It’s counter intuitive but the average indoor temperature is lower in winter plus:
In general, higher temperatures will require lower relative humidities to achieve thermal comfort compared to lower temperatures, with all other factors held constant. (wiki)
So comfortable 68 will have higher relative humidity in the winter vs comfortable 72 in summer.
(Actual link doesn’t work because lol vulture capitalists)
I guess relative humidity is a little higher in winter, never knew that. But absolute humidity, the thing that matters to covid, is much lower. I think it’s something like air at 80 degrees holds 4x as much water vapor (absolute humidity) than air at 20 degrees. But I might be off.
Now imagine Denver where it’s already dry to begin with. In my imagination I picture covid just settling everywhere like snow and remaining viable for days.
Yeah, like I don’t need to parse the finer points of relative vs absolute humidity to know that winter air is significantly drier than summer air and that part of the linked article doesn’t seem to make any sense.
Colorado, Illinois, Kentucky, Michigan, Montana, New Mexico, North Dakota, Ohio, South Dakota, Utah, Wisconsin and Wyoming each set seven-day case records on Tuesday. Even New Jersey, once a model for bringing the virus under control, has seen cases double over the past month.
“It is a really dangerous time,” said Dr. Tom Inglesby, an infectious-disease expert at the Johns Hopkins Bloomberg School of Public Health.
“The majority of states are on the rise,” he said. And at the same time, “there are very few places where things are stable and going down.”
Current models about airborne infection are based on research done in the 1930s. There‘s a new paper that outlines how droplets travel further and the particles stay in the air longer than previously thought. This if confirmed will have to be taken into account for social distancing guide lines.
One of my friends was pozzed about 10 days ago. She was taking precautions like people here. She’s a teacher and got sick from a 25 year old coworker that wasn’t taking it seriously. Of course the 25 year is fine.

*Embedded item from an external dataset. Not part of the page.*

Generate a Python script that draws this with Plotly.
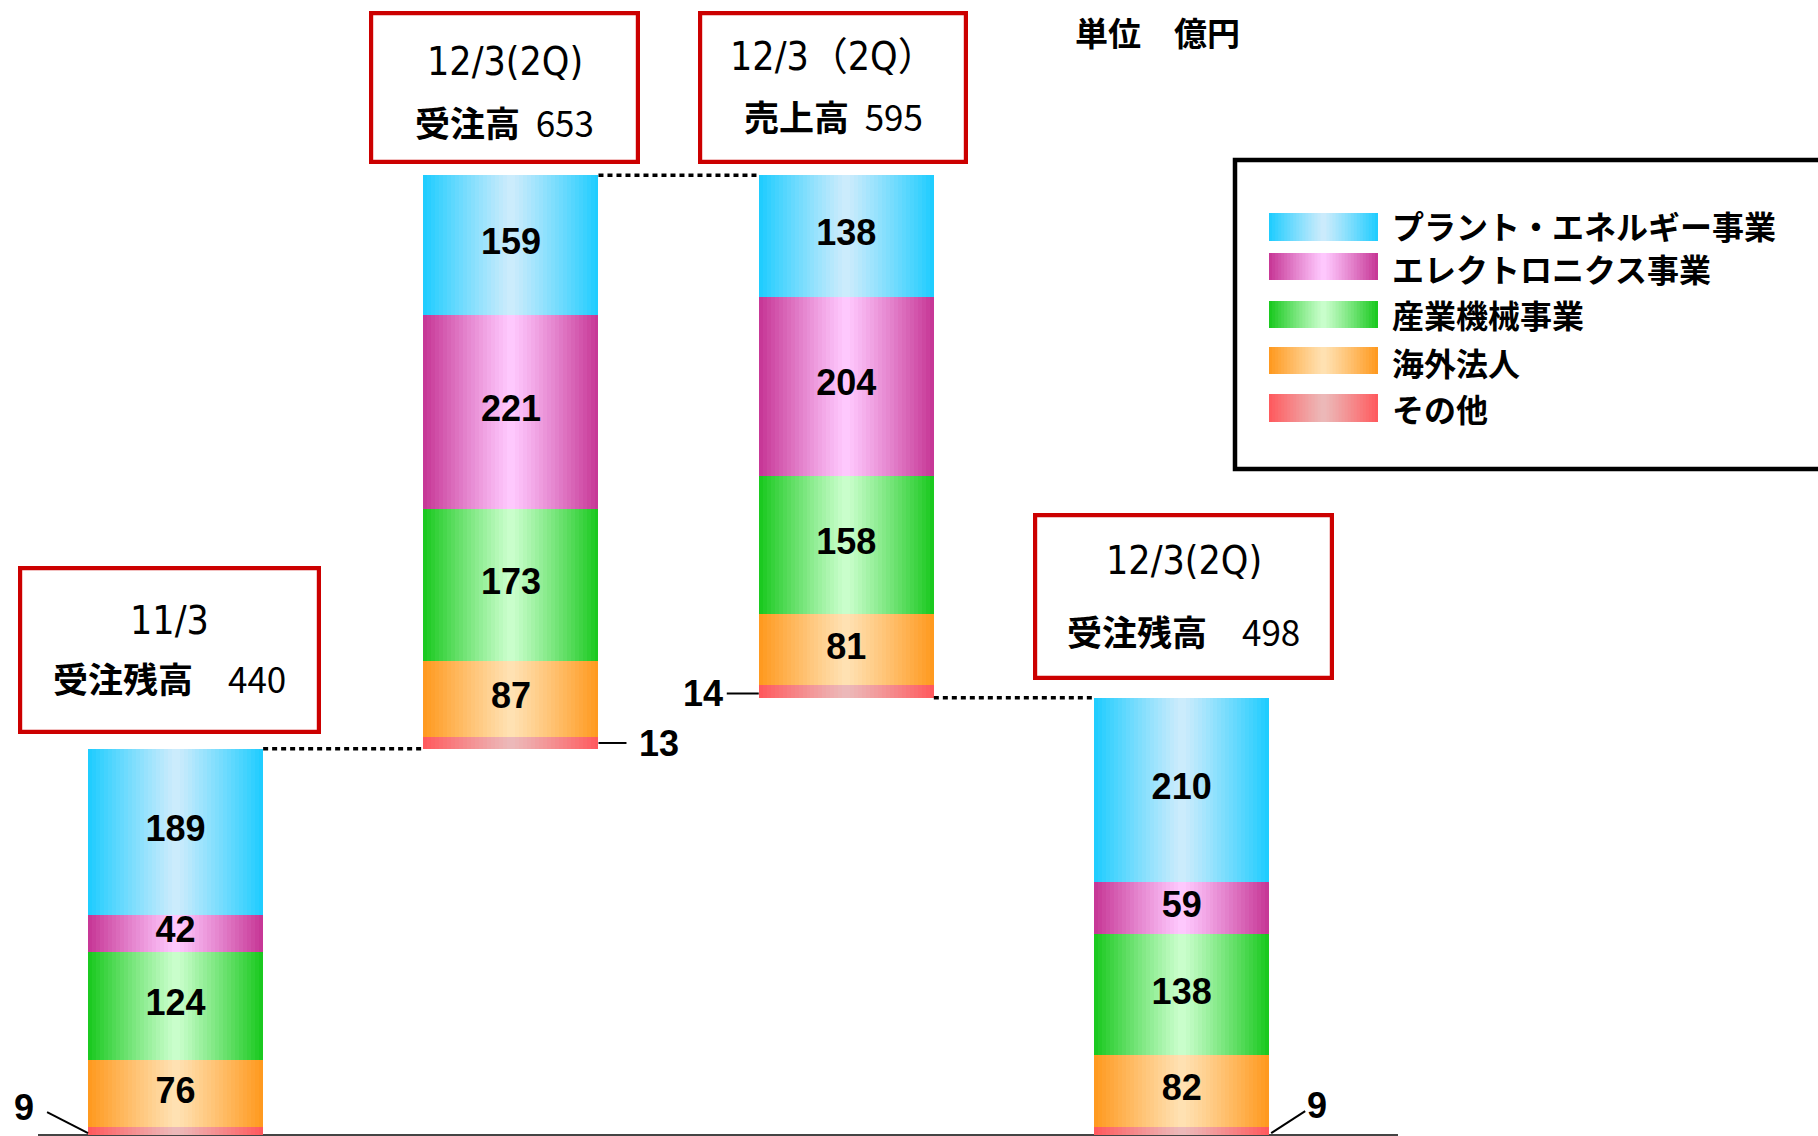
import plotly.graph_objects as go

# ---- data (億円) -------------------------------------------------------
# stacking order, bottom first
segments = ["その他", "海外法人", "産業機械事業", "エレクトロニクス事業", "プラント・エネルギー事業"]

period_labels = ["11/3", "12/3(2Q)", "12/3（2Q）", "12/3(2Q)"]
measure_labels = ["受注残高", "受注高", "売上高", "受注残高"]

other = [9, 13, 14, 9]
overseas = [76, 87, 81, 82]
industrial = [124, 173, 158, 138]
electronics = [42, 221, 204, 59]
plant = [189, 159, 138, 210]

series = [other, overseas, industrial, electronics, plant]

# ---- derived stack geometry ------------------------------------------
n_cols = len(period_labels)
xs = list(range(n_cols))
totals = [sum(s[i] for s in series) for i in range(n_cols)]
# opening backlog, + orders (floating), - sales (floating), closing backlog
col_base = [0, totals[0], totals[0] + totals[1] - totals[2], 0]

seg_bases = []
running = list(col_base)
for s in series:
    seg_bases.append(list(running))
    running = [running[i] + s[i] for i in range(n_cols)]
col_top = running

# ---- styling -----------------------------------------------------------
W_PX, H_PX = 1818, 1136
BAR_W = 0.522
Y_SCALE = 0.878          # pixels per 億円
Y_ZERO = 1135            # pixel row of the baseline
FONT_JP = "Noto Sans CJK JP"
FONT_NUM = "Liberation Sans, Arial"
FONT_PERIOD = "DejaVu Sans Condensed, Noto Sans CJK JP"

# (edge colour, centre colour) for the horizontal shading of each segment
shades = {
    "その他": ((255, 88, 92), (236, 186, 186)),
    "海外法人": ((255, 152, 28), (255, 226, 180)),
    "産業機械事業": ((22, 200, 28), (204, 255, 206)),
    "エレクトロニクス事業": ((198, 52, 148), (255, 202, 255)),
    "プラント・エネルギー事業": ((28, 204, 255), (206, 236, 252)),
}


def blend(edge, mid, u):
    t = min(1.0, abs(u - 0.5) * 2.0)
    t = t ** 1.1
    c = [round(m + (e - m) * t) for e, m in zip(edge, mid)]
    return "rgb({},{},{})".format(*c)


def px(x):
    return x / W_PX


def py(y):
    return 1 - y / H_PX


fig = go.Figure()

# shaded stacked bars, drawn as thin vertical strips
N_STRIPS = 44
step = BAR_W / N_STRIPS
for name, vals, bases in zip(segments, series, seg_bases):
    edge, mid = shades[name]
    for i in range(N_STRIPS):
        off = -BAR_W / 2 + i * step
        width = min(step * 1.6, BAR_W / 2 - off)
        fig.add_trace(go.Bar(
            x=xs, y=vals, base=bases,
            offset=off, width=width,
            marker=dict(color=blend(edge, mid, (i + 0.5) / N_STRIPS), line=dict(width=0)),
            showlegend=False, hoverinfo="skip",
        ))

# value labels inside the larger segments
lab_x, lab_y, lab_t = [], [], []
for vals, bases in zip(series[1:], seg_bases[1:]):
    for i in xs:
        lab_x.append(i)
        lab_y.append(bases[i] + vals[i] / 2)
        lab_t.append(str(vals[i]))
fig.add_trace(go.Scatter(
    x=lab_x, y=lab_y, text=lab_t, mode="text",
    textposition="middle center",
    textfont=dict(family=FONT_NUM, size=36, color="black", weight="bold"),
    showlegend=False, hoverinfo="skip",
))

shapes = []
annotations = []

# baseline
shapes.append(dict(type="line", xref="paper", yref="y", x0=px(38), x1=px(1398), y0=0, y1=0,
                   line=dict(color="#444444", width=2), layer="below"))

# dotted connectors between consecutive columns
connectors = [(0, col_top[0]), (1, col_top[1]), (2, col_base[2])]
for i, level in connectors:
    shapes.append(dict(type="line", xref="x", yref="y",
                       x0=i + BAR_W / 2, x1=i + 1 - BAR_W / 2, y0=level, y1=level,
                       line=dict(color="black", width=3.5, dash="5px,4px")))

# outside labels for the thin "その他" segments with leader lines
# (column, side, line start, line end, text shift) — pixel offsets, y up
leaders = [
    (0, -1, (0, -2), (-41, 19), (-64, 24)),
    (1, 1, (0, 0), (28, 0), (61, -1)),
    (2, -1, (0, -2), (-32, -2), (-56, -2)),
    (3, 1, (2, -2), (36, 20), (48, 26)),
]
for i, side, p0, p1, tshift in leaders:
    ax = i + side * BAR_W / 2
    ay = seg_bases[0][i] + other[i] / 2
    shapes.append(dict(type="line", xref="x", yref="y", xsizemode="pixel", ysizemode="pixel",
                       xanchor=ax, yanchor=ay, x0=p0[0], y0=p0[1], x1=p1[0], y1=p1[1],
                       line=dict(color="black", width=2)))
    annotations.append(dict(xref="x", yref="y", x=ax, y=ay, xshift=tshift[0], yshift=tshift[1],
                            text=str(other[i]), showarrow=False,
                            font=dict(family=FONT_NUM, size=36, color="black", weight="bold")))

# red call-out boxes with period and total
boxes = [
    ((18, 566, 321, 734), 620, 677, "\u3000"),
    ((369, 11, 640, 164), 62, 121, "\u00a0\u00a0"),
    ((698, 11, 968, 164), 57, 116, "\u00a0\u00a0"),
    ((1033, 513, 1334, 680), 560, 630, "\u3000"),
]
for i, ((x0, y0, x1, y1), l1, l2, gap) in enumerate(boxes):
    bw = 4.2
    shapes.append(dict(type="rect", xref="paper", yref="paper",
                       x0=px(x0 + bw / 2), x1=px(x1 - bw / 2), y0=py(y0 + bw / 2), y1=py(y1 - bw / 2),
                       line=dict(color="#CC0000", width=bw), fillcolor="white"))
    cx = px((x0 + x1) / 2)
    annotations.append(dict(xref="paper", yref="paper", x=cx, y=py(l1), text=period_labels[i],
                            showarrow=False, xanchor="center", yanchor="middle",
                            font=dict(family=FONT_PERIOD, size=39, color="black")))
    annotations.append(dict(xref="paper", yref="paper", x=cx, y=py(l2),
                            text="<b>{}</b>{}{}".format(measure_labels[i], gap, totals[i]),
                            showarrow=False, xanchor="center", yanchor="middle",
                            font=dict(family=FONT_JP, size=35, color="black")))

# unit note
annotations.append(dict(xref="paper", yref="paper", x=px(1157), y=py(32), text="<b>単位\u3000億円</b>",
                        showarrow=False, xanchor="center", yanchor="middle",
                        font=dict(family=FONT_JP, size=33, color="black")))

# legend panel
shapes.append(dict(type="rect", xref="paper", yref="paper",
                   x0=px(1235), x1=px(1840), y0=py(160), y1=py(469),
                   line=dict(color="black", width=4.5), fillcolor="white"))
legend_rows = [
    ("プラント・エネルギー事業", 213, 241, 225),
    ("エレクトロニクス事業", 253, 280, 268),
    ("産業機械事業", 301, 328, 314),
    ("海外法人", 347, 374, 362),
    ("その他", 394, 422, 408),
]
SW_X0, SW_X1, N_SW = 1269, 1378, 36
sw_step = (SW_X1 - SW_X0) / N_SW
for name, ty, by, cy in legend_rows:
    edge, mid = shades[name]
    for k in range(N_SW):
        sx0 = SW_X0 + k * sw_step
        sx1 = min(SW_X1, sx0 + sw_step * 1.6)
        shapes.append(dict(type="rect", xref="paper", yref="paper",
                           x0=px(sx0), x1=px(sx1), y0=py(by), y1=py(ty),
                           line=dict(width=0), fillcolor=blend(edge, mid, (k + 0.5) / N_SW)))
    annotations.append(dict(xref="paper", yref="paper", x=px(1390), y=py(cy), text="<b>{}</b>".format(name),
                            showarrow=False, xanchor="left", yanchor="middle",
                            font=dict(family=FONT_JP, size=32, color="black")))

fig.update_layout(
    width=W_PX, height=H_PX,
    margin=dict(l=0, r=0, t=0, b=0, pad=0),
    paper_bgcolor="white", plot_bgcolor="white",
    barmode="overlay", bargap=0,
    showlegend=False,
    xaxis=dict(range=[-175.6 / 335.35, (W_PX - 175.6) / 335.35], visible=False, fixedrange=True),
    yaxis=dict(range=[(Y_ZERO - H_PX) / Y_SCALE, Y_ZERO / Y_SCALE], visible=False, fixedrange=True),
    shapes=shapes,
    annotations=annotations,
)

fig.write_html("out.html")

My friend has been diagnosed with a moderate case. She is having crazy ass symptoms. Had a low grade fever for a few days but it went away last week. Lost her taste and smell. Neither has come back. Here’s what’s weird. She can’t tell the difference between hot and cold food. She burned her throat drinking hot tea. She didn’t realize how hot it was until she swallowed it.
At the beginning, her nose hairs felt like they were on fire. Had a slight cough but that went away. She can “feel” the virus moving around her body. At one point, everything felt fine except for a really bad headache. Everything comes and goes in waves. 2 days ago, felt tingling in arms and fingers. Now it’s her legs. Joint pain also comes and goes.
She is furious. Has a 6 year old son that hasn’t tested positive. She was taking the virus seriously enough that she refused to allow her son go to school. He’s been learning online even though they offer in school option. She’s angry more than anything that this whole thing could have been avoided if we had leadership.
Dr has said it should last 3-4 weeks but she should be fine as long as she doesn’t have a fever or difficulty breathing.
I think they’ll do it in as targeted of a fashion as possible, or perhaps they’ll announce in advance the duration.
If I were governor I might announce a lockdown from 11/6 to 11/23 and say I’m doing it to save Thanksgiving. Lift it for Thanksgiving, wait for cases to pop back up and do it again for 10-14 days ending on 12/22 or so.
While letting people have free reign for the holidays is bad in a vacuum, I think we can assume most people won’t follow the rules then anyway, and rule compliance may be higher the preceding couple of weeks if you specify that it’s so you can let people enjoy the holidays.
Thanksgiving is the big test. If everyone mixes across generations while we are at a new peak then it’s going to really suck by Xmas and New Years.
If we wanted to shutdown in order to have turkey together it would have to be now. Like today. A full month.
I have no confidence any state is going to effectively do anything.
And while the lower ifr is promising, everything we posted in the past day has me really worried that we are going back to larger infection doses as we move indoors and that at least part of the lower ifr IS seasonal. No smoking gun yet, just the sinking feeling when something is “off” in my fermenter and a crash is coming.
I have been taking some long walks around the Seattle burbs and mask use is definitely below 50%. It pisses me off and I’m waiting for the first mofo to make fun of my mask. I’m gonna go off.
If I lived in NY vs. OK I would likely feel a lot better about it these days but things are awful here and trending more awful.
Oklahoma now has more per capita cases than New York. In fact the top 17 states in per capita cases all voted for Trump last time. I have a hard time seeing that as a coincidence.
Yeah indoor mask compliance is good in the places I visit (basically just court and grocery store/pharmacy), but usually my wife and I are the only people wearing masks when we go for walks.
I don’t know where people got the idea that masks aren’t necessary outside, but it seems everyone is under that assumption at this point.